Par rapport à la marche, c’est encore différent. J’ai un copain d’aventure qui vient souvent gérer la logistique, pour ramener des équipes médias, parfois des journalistes ou un photographe, voire un réalisateur pour filmer. Lui, il marche beaucoup, et on discute souvent de la dualité entre la marche et le vélo. La marche, c’est un rythme encore plus lent, mais plus aliénant. Physiquement, cela demande un effort tellement extrême que, lorsqu’on marche, notre faculté d’observation est moins bonne que sur un vélo. On est parfois obligé de se mettre complètement en sommeil, aliéné par l’effort nécessaire, surtout dans un cadre montagneux avec beaucoup de dénivelé. On va finalement principalement regarder ses pieds, et ne plus se souvenir de grand-chose.
Le vélo est aussi une prothèse, dans le sens où on évolue sur des axes construits et étudiés pour les roues, avec une déclivité plus faible. Il y a donc la possibilité de rentrer dans un rythme, qui offre la capacité d’observer autour de soi puisqu’on n’a pas le nez sur sa roue.
“Ça aurait été un crime de ne pas écrire ce livre”
Vous avez écrit un livre l’année dernière (“Le Monde à vélo”, éditions Casa). Vous y partagez vos expériences et y donnez des conseils pour voyager à vélo. Qu’est-ce qui vous a poussé à l’écrire, et quel message souhaitez-vous transmettre aux lecteurs ?
Je l’ai écrit tout simplement parce que ça aurait été un crime de ne pas le faire ! Un crime d’égoïsme, dans la mesure où j’ai eu la chance d’aller dans des endroits que beaucoup de gens ne verront jamais de leur vie, à cause des conditions extrêmes pour y parvenir. C’était de mon devoir et de ma responsabilité, ça aurait été un crime de ne pas partager tout ça et de le garder seulement pour moi.
La deuxième raison est que je suis souvent accompagné dans mes expéditions par un photographe, David Styv, qui est à l’initiative des illustrations de mon livre, illustrations auxquelles a aussi contribué Didier Martin.

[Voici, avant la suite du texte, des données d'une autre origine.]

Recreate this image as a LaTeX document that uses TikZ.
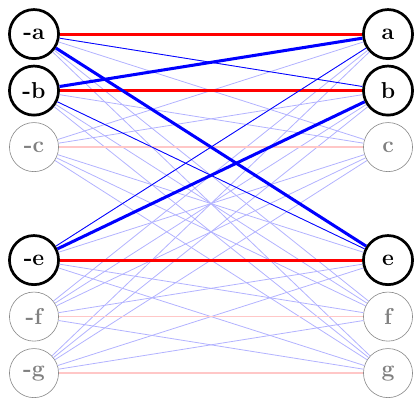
\documentclass[tikz,border=0pt]{standalone}
\usepackage{tikz}
\usetikzlibrary{positioning}

\begin{document}
\begin{tikzpicture}[
    vertex/.style={circle, draw, minimum size=1.08cm, inner sep=0pt, font=\Large\bfseries},
    strong/.style={vertex, line width=1.7pt},
    faint/.style={vertex, draw=black!45, text=black!50},
    weak/.style={blue!30, line width=0.5pt},
    pick/.style={blue, line width=1.9pt},
    cross/.style={blue, line width=0.5pt},
    match/.style={red, line width=1.9pt},
    nomatch/.style={red!22, line width=1pt}
]
    \useasboundingbox (0,0) rectangle (9.13,-8.756);

    % two columns of vertices, row 3 (d) left out
    \foreach \n/\r/\s in {a/0/strong, b/1/strong, c/2/faint, e/4/strong, f/5/faint, g/6/faint} {
        \node[\s] (l\n) at (0.748, {-0.75-1.243*\r}) {-\n};
        \node[\s] (r\n) at (8.536, {-0.75-1.243*\r}) {\n};
    }

    % all the other pairs
    \foreach \i in {a,b,c,e,f,g}
        \foreach \j in {a,b,c,e,f,g} {
            \ifx\i\j\else \draw[weak] (l\i) -- (r\j); \fi
        }

    \foreach \i in {c,f,g}
        \draw[nomatch] (l\i) -- (r\i);
    \foreach \i in {a,b,e}
        \draw[match] (l\i) -- (r\i);

    \foreach \i/\j in {a/b, b/e, e/a}
        \draw[cross] (l\i) -- (r\j);
    \foreach \i/\j in {a/e, b/a, e/b}
        \draw[pick] (l\i) -- (r\j);
\end{tikzpicture}
\end{document}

C’est donc un témoignage collectif de ce type d’exploration, je suis rarement parti seul précisément pour essayer de ramener dans mes sacoches autre chose qu’une expérience intérieure.
Ce livre, c’est une volonté de partager ma passion du voyage à vélo, les lieux extraordinaires que j’ai eu la chance d’explorer, et de mettre le tout en musique grâce aux photos, à l’aide de personnes qui ont des yeux particuliers. Et j’espère inciter les gens à se mettre en mouvement, pour reprendre Montaigne qui écrivait “la vie n’est que mouvement”. Le vélo, pour cet objectif, est un outil formidable et bien plus accessible qu’on ne le pense.

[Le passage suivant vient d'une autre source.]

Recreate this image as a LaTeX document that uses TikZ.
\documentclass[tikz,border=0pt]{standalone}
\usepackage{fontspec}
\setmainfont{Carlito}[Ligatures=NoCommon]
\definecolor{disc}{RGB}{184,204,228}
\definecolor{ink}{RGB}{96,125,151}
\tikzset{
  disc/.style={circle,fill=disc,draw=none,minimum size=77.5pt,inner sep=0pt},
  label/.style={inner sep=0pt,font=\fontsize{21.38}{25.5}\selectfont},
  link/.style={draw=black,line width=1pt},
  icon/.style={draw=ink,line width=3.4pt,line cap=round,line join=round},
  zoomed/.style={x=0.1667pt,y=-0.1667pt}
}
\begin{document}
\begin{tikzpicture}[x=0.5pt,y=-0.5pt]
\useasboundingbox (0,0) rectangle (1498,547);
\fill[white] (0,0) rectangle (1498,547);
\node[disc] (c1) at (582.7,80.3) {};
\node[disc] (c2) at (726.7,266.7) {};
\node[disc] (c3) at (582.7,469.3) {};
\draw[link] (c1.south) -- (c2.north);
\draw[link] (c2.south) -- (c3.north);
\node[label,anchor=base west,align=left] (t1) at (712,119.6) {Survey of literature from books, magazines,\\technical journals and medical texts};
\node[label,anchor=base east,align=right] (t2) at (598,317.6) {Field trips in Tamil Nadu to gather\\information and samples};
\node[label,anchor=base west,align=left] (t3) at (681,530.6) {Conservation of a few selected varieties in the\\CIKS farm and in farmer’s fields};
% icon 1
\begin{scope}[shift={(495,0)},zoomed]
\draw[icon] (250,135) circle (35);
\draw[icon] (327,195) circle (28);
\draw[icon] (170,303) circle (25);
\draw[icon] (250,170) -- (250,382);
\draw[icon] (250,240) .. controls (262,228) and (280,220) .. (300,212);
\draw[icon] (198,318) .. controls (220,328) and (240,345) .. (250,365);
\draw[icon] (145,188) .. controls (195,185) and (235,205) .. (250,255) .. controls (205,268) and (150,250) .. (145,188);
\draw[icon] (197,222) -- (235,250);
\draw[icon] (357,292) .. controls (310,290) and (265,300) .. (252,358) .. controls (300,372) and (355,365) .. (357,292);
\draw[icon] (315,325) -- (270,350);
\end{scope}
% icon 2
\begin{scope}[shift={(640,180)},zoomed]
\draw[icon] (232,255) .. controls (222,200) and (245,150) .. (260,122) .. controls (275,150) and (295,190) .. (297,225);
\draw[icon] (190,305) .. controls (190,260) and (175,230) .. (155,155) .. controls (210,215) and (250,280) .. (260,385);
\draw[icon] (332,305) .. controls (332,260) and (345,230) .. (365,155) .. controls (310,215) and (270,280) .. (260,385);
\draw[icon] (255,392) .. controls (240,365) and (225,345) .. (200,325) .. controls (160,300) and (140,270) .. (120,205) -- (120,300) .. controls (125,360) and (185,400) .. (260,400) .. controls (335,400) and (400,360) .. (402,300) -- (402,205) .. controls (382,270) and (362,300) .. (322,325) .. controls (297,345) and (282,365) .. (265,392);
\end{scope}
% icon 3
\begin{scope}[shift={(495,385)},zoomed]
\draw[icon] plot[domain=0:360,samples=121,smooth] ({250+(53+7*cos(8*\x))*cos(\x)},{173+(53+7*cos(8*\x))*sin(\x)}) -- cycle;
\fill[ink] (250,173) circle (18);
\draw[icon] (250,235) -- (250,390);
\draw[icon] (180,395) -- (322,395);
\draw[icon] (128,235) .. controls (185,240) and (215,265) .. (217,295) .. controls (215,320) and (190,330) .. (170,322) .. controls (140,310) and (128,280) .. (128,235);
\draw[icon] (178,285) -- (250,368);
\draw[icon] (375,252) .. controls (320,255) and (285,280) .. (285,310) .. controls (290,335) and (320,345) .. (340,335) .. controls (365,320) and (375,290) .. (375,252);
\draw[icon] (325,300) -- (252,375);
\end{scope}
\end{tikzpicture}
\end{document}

Avez-vous un itinéraire ou un défi que vous rêvez encore d’accomplir ?
Je ne suis pas de ceux qui cochent des cases. Je ne me dis pas qu’il faut que je fasse telle ou telle chose pour que ma vie soit réussie. En revanche, avec l’âge, comme j’approche des 40 ans (il les aura en juillet), je trouve sain d’imaginer et même de rêver refaire quelque chose que j’ai déjà fait. Pour explorer et retrouver une beauté que j’ai pu détecter et percevoir, en particulier, au Pérou.
Je rêve donc de pouvoir refaire l’expédition du Chemin royal des Incas, qui est l’une des plus belles que j’ai réalisées. Il y a probablement beaucoup de choses que je n’ai pas vues, et refaire ce tracé me permettra peut-être d’y saisir encore un peu plus d’ingrédients et de beauté.